(Work required)
Reproduce, character for character, the lines below from the first through the one with "y_ticks = [0, 0.2, 0.4, 0.6, 0.8, 1.0]". Leave pictures out.

##### Data extract #####

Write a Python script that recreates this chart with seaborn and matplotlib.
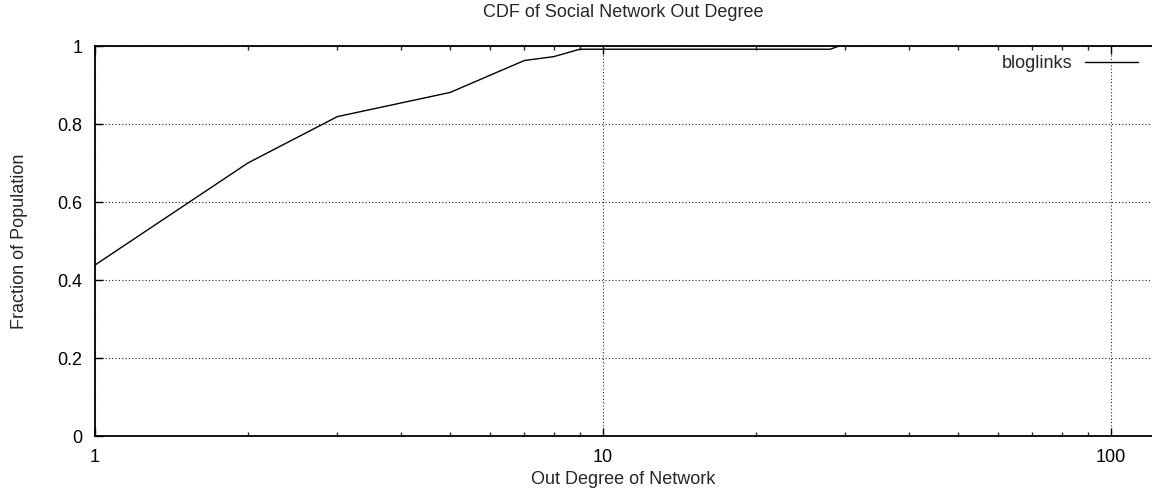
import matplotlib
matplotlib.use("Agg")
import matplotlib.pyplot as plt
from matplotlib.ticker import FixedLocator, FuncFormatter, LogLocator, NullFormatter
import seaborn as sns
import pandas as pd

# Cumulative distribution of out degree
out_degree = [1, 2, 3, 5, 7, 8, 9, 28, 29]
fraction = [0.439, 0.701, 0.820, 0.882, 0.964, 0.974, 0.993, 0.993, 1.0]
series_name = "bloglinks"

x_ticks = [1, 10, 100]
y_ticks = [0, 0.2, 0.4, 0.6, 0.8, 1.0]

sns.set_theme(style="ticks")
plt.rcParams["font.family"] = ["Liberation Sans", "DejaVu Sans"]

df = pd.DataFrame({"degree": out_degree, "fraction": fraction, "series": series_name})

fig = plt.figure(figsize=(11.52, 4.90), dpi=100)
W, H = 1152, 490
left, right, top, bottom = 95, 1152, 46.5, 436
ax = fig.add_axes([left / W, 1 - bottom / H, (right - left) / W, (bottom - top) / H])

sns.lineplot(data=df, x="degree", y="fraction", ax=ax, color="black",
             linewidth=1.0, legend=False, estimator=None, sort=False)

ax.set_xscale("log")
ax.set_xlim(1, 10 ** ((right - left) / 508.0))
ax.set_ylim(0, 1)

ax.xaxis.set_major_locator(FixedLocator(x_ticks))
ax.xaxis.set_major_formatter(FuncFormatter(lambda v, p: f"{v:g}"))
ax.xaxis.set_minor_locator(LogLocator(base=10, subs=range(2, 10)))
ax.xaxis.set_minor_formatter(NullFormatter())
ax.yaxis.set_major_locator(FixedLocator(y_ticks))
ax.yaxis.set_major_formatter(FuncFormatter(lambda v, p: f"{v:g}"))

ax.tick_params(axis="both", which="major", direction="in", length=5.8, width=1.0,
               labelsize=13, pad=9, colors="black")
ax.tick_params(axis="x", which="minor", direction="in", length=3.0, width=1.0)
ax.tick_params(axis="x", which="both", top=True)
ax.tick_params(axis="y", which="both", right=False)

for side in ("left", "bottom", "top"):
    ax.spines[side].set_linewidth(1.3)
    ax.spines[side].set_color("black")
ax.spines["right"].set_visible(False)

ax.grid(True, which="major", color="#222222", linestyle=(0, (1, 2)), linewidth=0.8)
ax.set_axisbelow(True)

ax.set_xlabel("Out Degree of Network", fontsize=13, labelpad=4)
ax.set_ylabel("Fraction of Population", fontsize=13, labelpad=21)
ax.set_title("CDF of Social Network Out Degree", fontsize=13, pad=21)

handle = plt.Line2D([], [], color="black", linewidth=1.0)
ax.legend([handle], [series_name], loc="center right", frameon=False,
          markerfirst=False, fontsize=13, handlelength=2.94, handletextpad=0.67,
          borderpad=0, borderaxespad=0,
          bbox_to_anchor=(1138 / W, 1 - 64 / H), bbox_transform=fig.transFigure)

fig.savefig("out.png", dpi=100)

#####

(Exercise solution)
Write a Python script that recreates this chart with seaborn and matplotlib.
import matplotlib
matplotlib.use("Agg")
import matplotlib.pyplot as plt
from matplotlib.ticker import FixedLocator, FuncFormatter, LogLocator, NullFormatter
import seaborn as sns
import pandas as pd

# Cumulative distribution of out degree
out_degree = [1, 2, 3, 5, 7, 8, 9, 28, 29]
fraction = [0.439, 0.701, 0.820, 0.882, 0.964, 0.974, 0.993, 0.993, 1.0]
series_name = "bloglinks"

x_ticks = [1, 10, 100]
y_ticks = [0, 0.2, 0.4, 0.6, 0.8, 1.0]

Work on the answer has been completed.